Task:
Each record below is to be copied word for word, with pictures removed.

Records provided:

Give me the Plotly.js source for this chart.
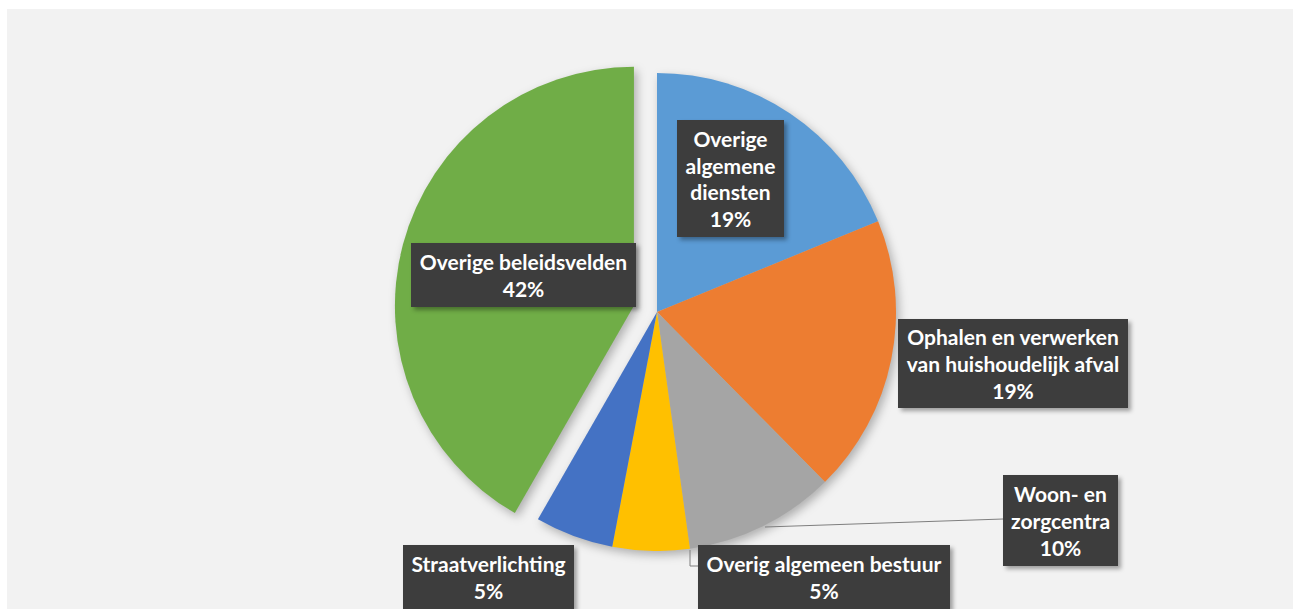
<!DOCTYPE html>
<html>
<head>
<meta charset="utf-8">
<script src="https://cdn.plot.ly/plotly-3.0.1.min.js"></script>
<style>
  html, body { margin: 0; padding: 0; background: #ffffff; width: 1293px; height: 609px; overflow: hidden; }
  #chart { position: absolute; left: 7px; top: 9px; width: 1286px; height: 600px; }
  #chart .pielayer { filter: drop-shadow(3px 4px 5px rgba(0,0,0,0.28)); }
  #chart .annotation rect.bg { filter: drop-shadow(3px 3px 2px rgba(0,0,0,0.35)); }
</style>
</head>
<body>
<div id="chart"></div>
<script>
// ---- data ----
var categories = [
  "Overige algemene diensten",
  "Ophalen en verwerken van huishoudelijk afval",
  "Woon- en zorgcentra",
  "Overig algemeen bestuur",
  "Straatverlichting",
  "Overige beleidsvelden"
];
var shares = [18.8, 18.8, 10.2, 5.2, 5.3, 41.7];
// label text with the line breaks used in the chart
var labelLines = [
  ["Overige", "algemene", "diensten"],
  ["Ophalen en verwerken", "van huishoudelijk afval"],
  ["Woon- en", "zorgcentra"],
  ["Overig algemeen bestuur"],
  ["Straatverlichting"],
  ["Overige beleidsvelden"]
];
var sliceColors = ["#5B9BD5", "#ED7D31", "#A5A5A5", "#FFC000", "#4472C4", "#70AD47"];
var pulls = [0, 0, 0, 0, 0, 0.1];

// ---- layout helpers (page pixel -> paper) ----
var OX = 7, OY = 9, W = 1286, H = 600;
function px(x) { return (x - OX) / W; }
function py(y) { return 1 - (y - OY) / H; }

// label box geometry (page pixels): center x, center y, width, height
var boxes = [
  [730.5, 178.5, 107, 117],
  [1013, 363.5, 230, 89],
  [1060.5, 520.5, 115, 91],
  [824, 577, 252, 64],
  [488.5, 577, 171, 64],
  [523.5, 275, 225, 64]
];

var pad = 4;
var total = shares.reduce(function (a, b) { return a + b; }, 0);
var annotations = categories.map(function (c, i) {
  var pct = Math.round(shares[i] / total * 100) + "%";
  var lines = labelLines[i].concat([pct]).map(function (l) {
    return '<span style="font-size:21px">' + l + '</span>';
  });
  var b = boxes[i];
  return {
    xref: "paper", yref: "paper",
    x: px(b[0]), y: py(b[1]),
    xanchor: "center", yanchor: "middle",
    text: lines.join("<br>"),
    showarrow: false,
    align: "center", valign: "middle",
    width: b[2] - 2 * pad, height: b[3] - 2 * pad,
    borderpad: pad, borderwidth: 0,
    bgcolor: "#3d3d3d",
    font: { family: "Lato, 'Open Sans', sans-serif", size: 20.5, color: "#ffffff", weight: 700 }
  };
});

// leader lines (page pixels)
function pathFrom(pts) {
  return pts.map(function (p, k) { return (k ? "L" : "M") + px(p[0]) + "," + py(p[1]); }).join(" ");
}
var shapes = [
  { type: "path", xref: "paper", yref: "paper", path: pathFrom([[1003, 519], [765, 527]]),
    line: { color: "#7f7f7f", width: 1 } },
  { type: "path", xref: "paper", yref: "paper", path: pathFrom([[690, 550], [690, 566], [698, 566]]),
    line: { color: "#7f7f7f", width: 1 } }
];

// pie placement: center (657,312), radius 239 page px
var cx = 657, cy = 312, R = 239;
var half = R * (1 + Math.max.apply(null, pulls));
var trace = {
  type: "pie",
  labels: categories,
  values: shares,
  sort: false,
  direction: "clockwise",
  rotation: 0,
  pull: pulls,
  marker: { colors: sliceColors, line: { width: 0 } },
  textinfo: "none",
  hoverinfo: "label+percent",
  showlegend: false,
  domain: {
    x: [px(cx - half - 60), px(cx + half + 60)],
    y: [py(cy + half), py(cy - half)]
  }
};

var layout = {
  width: W, height: H,
  margin: { l: 0, r: 0, t: 0, b: 0 },
  paper_bgcolor: "#f2f2f2",
  plot_bgcolor: "#f2f2f2",
  showlegend: false,
  annotations: annotations,
  shapes: shapes
};

Plotly.newPlot("chart", [trace], layout, { displayModeBar: false, staticPlot: true });
</script>
</body>
</html>
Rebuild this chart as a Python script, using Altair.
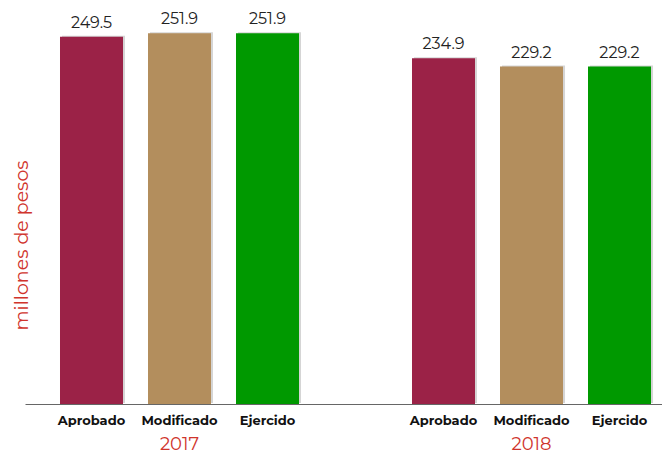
import altair as alt
import pandas as pd

years = ["2017", "2018"]
categories = ["Aprobado", "Modificado", "Ejercido"]
values_2017 = [249.5, 251.9, 251.9]
values_2018 = [234.9, 229.2, 229.2]
colors = ["#9B2247", "#B38E5D", "#009900"]

slots = [f"2017|{c}" for c in categories] + ["gap|"] + [f"2018|{c}" for c in categories]

rows = []
for y, vals in zip(years, [values_2017, values_2018]):
    for c, v in zip(categories, vals):
        rows.append({"slot": f"{y}|{c}", "year": y, "cat": c, "value": v})
df = pd.DataFrame(rows)
year_df = pd.DataFrame({"slot": [f"{y}|Modificado" for y in years], "year": years})

W, H = 637, 396
FONT = "Montserrat, 'Open Sans', sans-serif"
RED = "#D0342C"

x = alt.X(
    "slot:N",
    scale=alt.Scale(domain=slots, paddingInner=0.284, paddingOuter=0.2613, align=0.761),
    axis=alt.Axis(
        title=None,
        labelExpr="split(datum.label, '|')[1]",
        labelAngle=0,
        ticks=False,
        labelPadding=10,
        labelFont=FONT,
        labelFontWeight="bold",
        labelFontSize=13,
        labelColor="#111",
        domainColor="#666",
        domainWidth=1,
    ),
)
y = alt.Y(
    "value:Q",
    scale=alt.Scale(domain=[0, 269], nice=False),
    axis=alt.Axis(
        title="millones de pesos",
        labels=False,
        ticks=False,
        domain=False,
        grid=False,
        titleFont=FONT,
        titleFontSize=19,
        titleFontWeight="normal",
        titleColor=RED,
        titleAngle=270,
        titleAlign="center",
        titleBaseline="middle",
        titleX=-4,
        titleY=237,
    ),
)

base = alt.Chart(df)
shadow = base.mark_bar(color="#888", opacity=0.35, xOffset=2, yOffset=-1).encode(x=x, y=y)
bars = base.mark_bar().encode(
    x=x,
    y=y,
    color=alt.Color("cat:N", scale=alt.Scale(domain=categories, range=colors), legend=None),
)
labels = base.mark_text(baseline="bottom", dy=-6, font=FONT, fontSize=16, color="#222").encode(
    x=x, y=y, text=alt.Text("value:Q", format=".1f")
)
year_text = alt.Chart(year_df).mark_text(
    font=FONT, fontSize=18, color=RED, baseline="middle"
).encode(x=alt.X("slot:N", scale=alt.Scale(domain=slots)), y=alt.value(H + 41), text="year:N")

chart = (
    alt.layer(shadow, bars, labels, year_text)
    .properties(
        width=W,
        height=H,
        autosize=alt.AutoSizeParams(type="none"),
        padding={"left": 17, "top": 0, "right": 0, "bottom": 55},
    )
    .configure_view(strokeWidth=0)
)

chart.save("out.html", embed_options={"renderer": "svg", "actions": False})
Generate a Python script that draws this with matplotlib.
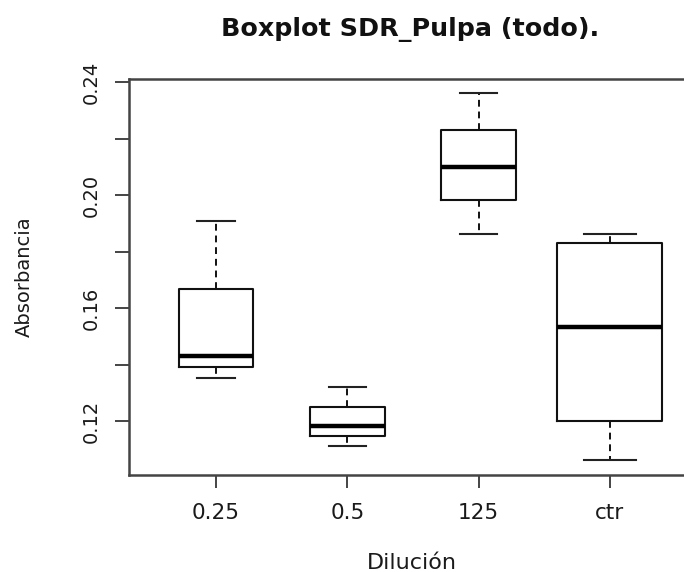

Reply to the task:
Give me the Plotly.js source for this chart.
<!DOCTYPE html>
<html>
<head>
<meta charset="utf-8">
<script src="https://cdn.plot.ly/plotly-3.0.1.min.js"></script>
<style>
  html, body { margin: 0; padding: 0; background: #ffffff; width: 1293px; height: 609px; overflow: hidden; }
  #chart { position: absolute; left: 7px; top: 9px; width: 1286px; height: 600px; }
  #chart .pielayer { filter: drop-shadow(3px 4px 5px rgba(0,0,0,0.28)); }
  #chart .annotation rect.bg { filter: drop-shadow(3px 3px 2px rgba(0,0,0,0.35)); }
</style>
</head>
<body>
<div id="chart"></div>
<script>
// ---- data ----
var categories = [
  "Overige algemene diensten",
  "Ophalen en verwerken van huishoudelijk afval",
  "Woon- en zorgcentra",
  "Overig algemeen bestuur",
  "Straatverlichting",
  "Overige beleidsvelden"
];
var shares = [18.8, 18.8, 10.2, 5.2, 5.3, 41.7];
// label text with the line breaks used in the chart
var labelLines = [
  ["Overige", "algemene", "diensten"],
  ["Ophalen en verwerken", "van huishoudelijk afval"],
  ["Woon- en", "zorgcentra"],
  ["Overig algemeen bestuur"],
  ["Straatverlichting"],
  ["Overige beleidsvelden"]
];
var sliceColors = ["#5B9BD5", "#ED7D31", "#A5A5A5", "#FFC000", "#4472C4", "#70AD47"];
var pulls = [0, 0, 0, 0, 0, 0.1];

// ---- layout helpers (page pixel -> paper) ----
var OX = 7, OY = 9, W = 1286, H = 600;
function px(x) { return (x - OX) / W; }
function py(y) { return 1 - (y - OY) / H; }

// label box geometry (page pixels): center x, center y, width, height
var boxes = [
  [730.5, 178.5, 107, 117],
  [1013, 363.5, 230, 89],
  [1060.5, 520.5, 115, 91],
  [824, 577, 252, 64],
  [488.5, 577, 171, 64],
  [523.5, 275, 225, 64]
];

var pad = 4;
var total = shares.reduce(function (a, b) { return a + b; }, 0);
var annotations = categories.map(function (c, i) {
  var pct = Math.round(shares[i] / total * 100) + "%";
  var lines = labelLines[i].concat([pct]).map(function (l) {
    return '<span style="font-size:21px">' + l + '</span>';
  });
  var b = boxes[i];
  return {
    xref: "paper", yref: "paper",
    x: px(b[0]), y: py(b[1]),
    xanchor: "center", yanchor: "middle",
    text: lines.join("<br>"),
    showarrow: false,
    align: "center", valign: "middle",
    width: b[2] - 2 * pad, height: b[3] - 2 * pad,
    borderpad: pad, borderwidth: 0,
    bgcolor: "#3d3d3d",
    font: { family: "Lato, 'Open Sans', sans-serif", size: 20.5, color: "#ffffff", weight: 700 }
  };
});

// leader lines (page pixels)
function pathFrom(pts) {
  return pts.map(function (p, k) { return (k ? "L" : "M") + px(p[0]) + "," + py(p[1]); }).join(" ");
}
var shapes = [
  { type: "path", xref: "paper", yref: "paper", path: pathFrom([[1003, 519], [765, 527]]),
    line: { color: "#7f7f7f", width: 1 } },
  { type: "path", xref: "paper", yref: "paper", path: pathFrom([[690, 550], [690, 566], [698, 566]]),
    line: { color: "#7f7f7f", width: 1 } }
];

// pie placement: center (657,312), radius 239 page px
var cx = 657, cy = 312, R = 239;
var half = R * (1 + Math.max.apply(null, pulls));
var trace = {
  type: "pie",
  labels: categories,
  values: shares,
  sort: false,
  direction: "clockwise",
  rotation: 0,
  pull: pulls,
  marker: { colors: sliceColors, line: { width: 0 } },
  textinfo: "none",
  hoverinfo: "label+percent",
  showlegend: false,
  domain: {
    x: [px(cx - half - 60), px(cx + half + 60)],
    y: [py(cy + half), py(cy - half)]
  }
};

var layout = {
  width: W, height: H,
  margin: { l: 0, r: 0, t: 0, b: 0 },
  paper_bgcolor: "#f2f2f2",
  plot_bgcolor: "#f2f2f2",
  showlegend: false,
  annotations: annotations,
  shapes: shapes
};

Plotly.newPlot("chart", [trace], layout, { displayModeBar: false, staticPlot: true });
</script>
</body>
</html>
Rebuild this chart as a Python script, using Altair.
import altair as alt
import pandas as pd

years = ["2017", "2018"]
categories = ["Aprobado", "Modificado", "Ejercido"]
values_2017 = [249.5, 251.9, 251.9]
values_2018 = [234.9, 229.2, 229.2]
colors = ["#9B2247", "#B38E5D", "#009900"]

slots = [f"2017|{c}" for c in categories] + ["gap|"] + [f"2018|{c}" for c in categories]

rows = []
for y, vals in zip(years, [values_2017, values_2018]):
    for c, v in zip(categories, vals):
        rows.append({"slot": f"{y}|{c}", "year": y, "cat": c, "value": v})
df = pd.DataFrame(rows)
year_df = pd.DataFrame({"slot": [f"{y}|Modificado" for y in years], "year": years})

W, H = 637, 396
FONT = "Montserrat, 'Open Sans', sans-serif"
RED = "#D0342C"

x = alt.X(
    "slot:N",
    scale=alt.Scale(domain=slots, paddingInner=0.284, paddingOuter=0.2613, align=0.761),
    axis=alt.Axis(
        title=None,
        labelExpr="split(datum.label, '|')[1]",
        labelAngle=0,
        ticks=False,
        labelPadding=10,
        labelFont=FONT,
        labelFontWeight="bold",
        labelFontSize=13,
        labelColor="#111",
        domainColor="#666",
        domainWidth=1,
    ),
)
y = alt.Y(
    "value:Q",
    scale=alt.Scale(domain=[0, 269], nice=False),
    axis=alt.Axis(
        title="millones de pesos",
        labels=False,
        ticks=False,
        domain=False,
        grid=False,
        titleFont=FONT,
        titleFontSize=19,
        titleFontWeight="normal",
        titleColor=RED,
        titleAngle=270,
        titleAlign="center",
        titleBaseline="middle",
        titleX=-4,
        titleY=237,
    ),
)

base = alt.Chart(df)
shadow = base.mark_bar(color="#888", opacity=0.35, xOffset=2, yOffset=-1).encode(x=x, y=y)
bars = base.mark_bar().encode(
    x=x,
    y=y,
    color=alt.Color("cat:N", scale=alt.Scale(domain=categories, range=colors), legend=None),
)
labels = base.mark_text(baseline="bottom", dy=-6, font=FONT, fontSize=16, color="#222").encode(
    x=x, y=y, text=alt.Text("value:Q", format=".1f")
)
year_text = alt.Chart(year_df).mark_text(
    font=FONT, fontSize=18, color=RED, baseline="middle"
).encode(x=alt.X("slot:N", scale=alt.Scale(domain=slots)), y=alt.value(H + 41), text="year:N")

chart = (
    alt.layer(shadow, bars, labels, year_text)
    .properties(
        width=W,
        height=H,
        autosize=alt.AutoSizeParams(type="none"),
        padding={"left": 17, "top": 0, "right": 0, "bottom": 55},
    )
    .configure_view(strokeWidth=0)
)

chart.save("out.html", embed_options={"renderer": "svg", "actions": False})
Generate a Python script that draws this with matplotlib.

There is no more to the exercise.